Aim of the task =
Give the number of lines that contain the string "chart", and nothing else.

** start of Dataset excerpt **

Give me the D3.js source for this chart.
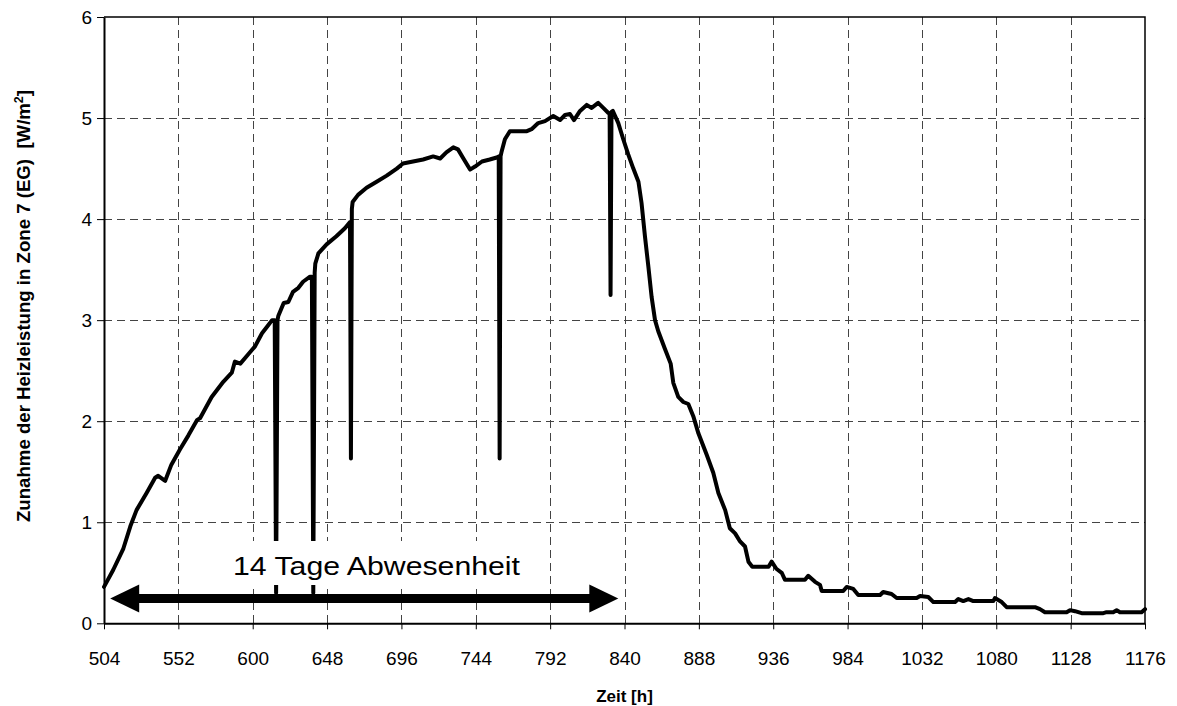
<!DOCTYPE html>
<html>
<head>
<meta charset="utf-8">
<script src="https://cdn.jsdelivr.net/npm/d3@7/dist/d3.min.js"></script>
<style>
  html, body { margin: 0; padding: 0; background: #fff; }
  svg { display: block; }
  text { font-family: "Liberation Sans", Arial, sans-serif; fill: #000; }
  .ytitle { white-space: pre; }
</style>
</head>
<body>
<svg id="chart" width="1177" height="706"></svg>
<script>
// Heating load increase in zone 7 (ground floor) over time
const hours = [
  504, 510, 516.5, 521, 525, 531.5, 537, 539, 543.5, 547.5, 553, 558.5, 564, 566,
  573.5, 581, 586.5, 588.5, 592, 597, 601.5, 606, 610, 612.5,
  614.2, 615.1, 616.0,
  616.5, 620, 623, 626, 629.5, 632.5, 637,
  638.2, 639.1, 640.0,
  640.4, 642.4, 647.7, 654, 659.5, 662.8,
  663.4, 664.0,
  664.5, 668, 673.5, 680, 686.5, 693, 697, 703.5, 710, 716.5, 721, 725, 729.5,
  732.5, 736, 740.3, 743.5, 748, 753, 757.5,
  758.8, 759.4, 760.0,
  760.7, 762.8, 766, 772.5, 777, 780, 784.3, 788.7, 794, 798.4, 801.6, 804.8,
  807.4, 811.3, 815.6, 818.8, 823, 826.3, 829.6,
  830.4, 831.0, 831.6,
  832.5, 836, 839.2, 842.4, 845.7, 849, 851, 853.2, 855.4, 857.5, 859.7, 861.8,
  866, 869.8, 871.5, 874.7, 878, 881.2, 884.4, 887.7, 893, 897.3, 900.6, 905,
  908, 911.4, 914.6, 917.8, 920, 922.5, 933, 935, 938, 941.5, 943.6, 956.5,
  958.6, 963, 966.2, 967.3, 981.2, 983.4, 987.7, 990.9, 1005, 1007, 1012.4,
  1015.7, 1028.6, 1030.8, 1036.1, 1039.4, 1053.4, 1055.5, 1058.7, 1062, 1065.2,
  1078.1, 1079.1, 1083.5, 1086.7, 1101.7, 1105, 1108.2, 1111.4, 1125.4, 1127.6,
  1130.8, 1135.1, 1149.1, 1151.2, 1155.5, 1157.7, 1159.8, 1173.8, 1176
];
const heatLoad = [
  0.36, 0.53, 0.74, 0.96, 1.12, 1.29, 1.44, 1.46, 1.41, 1.57, 1.72, 1.86, 2.01, 2.03,
  2.24, 2.39, 2.48, 2.59, 2.57, 2.66, 2.74, 2.87, 2.95, 3.00,
  3.00, 0.30, 3.00,
  3.04, 3.17, 3.18, 3.28, 3.32, 3.38, 3.43,
  3.43, 0.30, 3.47,
  3.56, 3.66, 3.75, 3.83, 3.91, 3.97,
  1.63, 4.10,
  4.17, 4.24, 4.31, 4.37, 4.43, 4.50, 4.55, 4.57, 4.59, 4.62, 4.60, 4.66, 4.71,
  4.69, 4.60, 4.49, 4.52, 4.57, 4.59, 4.61,
  4.62, 1.63, 4.62,
  4.67, 4.79, 4.87, 4.87, 4.87, 4.89, 4.95, 4.97, 5.02, 4.98, 5.03, 5.04,
  4.98, 5.07, 5.13, 5.10, 5.15, 5.10, 5.05,
  5.04, 3.25, 5.06,
  5.07, 4.95, 4.79, 4.64, 4.50, 4.37, 4.16, 3.83, 3.53, 3.23, 3.00, 2.89,
  2.72, 2.57, 2.38, 2.24, 2.19, 2.17, 2.05, 1.88, 1.67, 1.49, 1.29, 1.12,
  0.94, 0.89, 0.81, 0.76, 0.61, 0.56, 0.56, 0.61, 0.54, 0.50, 0.43, 0.43,
  0.47, 0.41, 0.38, 0.32, 0.32, 0.36, 0.34, 0.28, 0.28, 0.31, 0.29,
  0.25, 0.25, 0.27, 0.26, 0.21, 0.21, 0.24, 0.22, 0.24, 0.22,
  0.22, 0.25, 0.21, 0.16, 0.16, 0.16, 0.14, 0.11, 0.11, 0.13,
  0.12, 0.10, 0.10, 0.11, 0.11, 0.13, 0.11, 0.11, 0.14
];

const xTicks = [504, 552, 600, 648, 696, 744, 792, 840, 888, 936, 984, 1032, 1080, 1128, 1176];
const yTicks = [0, 1, 2, 3, 4, 5, 6];

// absence period annotation (double arrow), in data units
const absenceLabel = "14 Tage Abwesenheit";
const absenceStart = 508;
const absenceEnd = 836;
const absenceLevel = 0.245;

const xTitle = "Zeit [h]";
const yTitle = "Zunahme der Heizleistung in Zone 7 (EG)  [W/m";

const svg = d3.select("#chart");
const plotL = 104, plotR = 1145, plotT = 17, plotB = 623.3;

const x = d3.scaleLinear().domain([504, 1176]).range([plotL, plotR]);
const y = d3.scaleLinear().domain([0, 6]).range([plotB, plotT]);

// dashed grid
const grid = svg.append("g").attr("stroke", "#444").attr("stroke-width", 1)
  .attr("stroke-dasharray", "8,5").attr("fill", "none");
grid.selectAll("line.v").data(xTicks.slice(1, -1)).join("line")
  .attr("class", "v")
  .attr("x1", d => Math.round(x(d)) + 0.5).attr("x2", d => Math.round(x(d)) + 0.5)
  .attr("y1", plotT).attr("y2", plotB);
grid.selectAll("line.h").data(yTicks.slice(1, -1)).join("line")
  .attr("class", "h")
  .attr("y1", d => Math.round(y(d)) + 0.5).attr("y2", d => Math.round(y(d)) + 0.5)
  .attr("x1", plotL).attr("x2", plotR);

// plot frame (top and right)
svg.append("path")
  .attr("d", `M${plotL},${plotT}H${plotR}V${plotB}`)
  .attr("fill", "none").attr("stroke", "#000").attr("stroke-width", 1.5);

// data line
const series = hours.map((h, i) => [h, heatLoad[i]]);
svg.append("path")
  .datum(series)
  .attr("fill", "none")
  .attr("stroke", "#000")
  .attr("stroke-width", 4)
  .attr("stroke-linejoin", "round")
  .attr("stroke-linecap", "round")
  .attr("d", d3.line().x(d => x(d[0])).y(d => y(d[1])));

// annotation label with white backing
svg.append("rect")
  .attr("x", 228).attr("y", 541).attr("width", 302).attr("height", 44)
  .attr("fill", "#fff");
svg.append("text")
  .attr("x", 233).attr("y", 575)
  .attr("font-size", 26)
  .attr("textLength", 287)
  .attr("lengthAdjust", "spacingAndGlyphs")
  .text(absenceLabel);

// double-headed arrow
const ay = y(absenceLevel);
const ax0 = x(absenceStart), ax1 = x(absenceEnd);
const headLen = 29, headHalf = 14;
svg.append("line")
  .attr("x1", ax0 + headLen - 2).attr("x2", ax1 - headLen + 2)
  .attr("y1", ay).attr("y2", ay)
  .attr("stroke", "#000").attr("stroke-width", 9);
svg.append("path")
  .attr("d", `M${ax0},${ay}L${ax0 + headLen},${ay - headHalf}L${ax0 + headLen},${ay + headHalf}Z`)
  .attr("fill", "#000");
svg.append("path")
  .attr("d", `M${ax1},${ay}L${ax1 - headLen},${ay - headHalf}L${ax1 - headLen},${ay + headHalf}Z`)
  .attr("fill", "#000");

// axes
const xAxis = svg.append("g")
  .attr("transform", `translate(0,${plotB})`)
  .call(d3.axisBottom(x).tickValues(xTicks).tickSize(6).tickSizeOuter(0).tickPadding(22)
    .tickFormat(d3.format("d")));
xAxis.select(".domain").attr("stroke-width", 2);
xAxis.selectAll(".tick text").attr("font-size", 19).attr("font-family", null);

const yAxis = svg.append("g")
  .attr("transform", `translate(${plotL},0)`)
  .call(d3.axisLeft(y).tickValues(yTicks).tickSize(7).tickSizeOuter(0).tickPadding(5)
    .tickFormat(d3.format("d")));
yAxis.select(".domain").attr("stroke-width", 2);
yAxis.selectAll(".tick text").attr("font-size", 19).attr("font-family", null);

// axis titles
svg.append("text")
  .attr("x", (plotL + plotR) / 2).attr("y", 702)
  .attr("text-anchor", "middle")
  .attr("font-size", 17).attr("font-weight", "bold")
  .text(xTitle);

const yt = svg.append("text")
  .attr("class", "ytitle")
  .attr("transform", "translate(30,306) rotate(-90)")
  .attr("text-anchor", "middle")
  .attr("font-size", 18).attr("font-weight", "bold")
  .attr("textLength", 432).attr("lengthAdjust", "spacingAndGlyphs");
yt.append("tspan").text(yTitle);
yt.append("tspan").attr("font-size", 12).attr("dy", -7).text("2");
yt.append("tspan").attr("dy", 7).text("]");
</script>
</body>
</html>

** end of Dataset excerpt **

Response for this exercise =
3